There have been some commendable attempts by some national leaders to douse rising tensions, but the silence of the Federal Government, whose constitutional role it is to protect lives and property, is extremely worrisome. We find ourselves in a situation in which the criminalisation and the negative profiling of an ethnic group as bandits and kidnappers by both the conventional and social media has now taken a dangerous dimension. Incendiary speeches criminalising the Fulani by some political and religious leaders and inciting articles by a section of the Nigerian press, has assumed dangerous dimensions. They have radicalised and transformed their youths not only into eviction mobs but also into killing machines.

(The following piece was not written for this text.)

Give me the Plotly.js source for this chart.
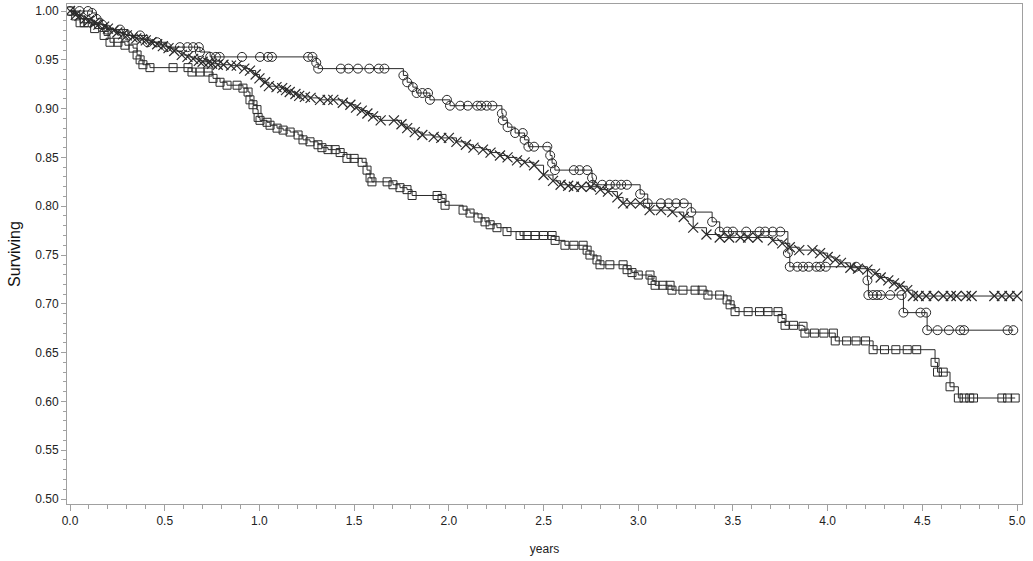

Quit notices and violent attacks by irate youths upon the expiry of eviction dates have become common.

History has clearly shown that ethnic and religious profiling have grave consequences for the stability of a nation. They breed intolerance and fanatical hatred as typified by the break-up of India, where millions of lives were lost as it disintegrated, and in Rwanda of recent, where one million people, mainly Tutsi, were murdered in cold blood due to the bigotry of some power-hungry politicians, who are oblivious of global trends. We shudder at the thought that the killings of Northerners in the South are calculated to incite retaliation in the North thereby plunging the country into needless bloody conflagration.

The federal government must rise to its Constitutional responsibility of guaranteeing the lives, safety and property of law-abiding citizens across the country. We as citizens must rise above ambient propaganda to condemn in no uncertain terms, the wanton destruction of lives and property from ALL, not just our part of the country. It is unacceptable that any Nigerian should receive an ultimatum to relocate. Those engaged in criminal activity should be arrested and prosecuted according to our laws.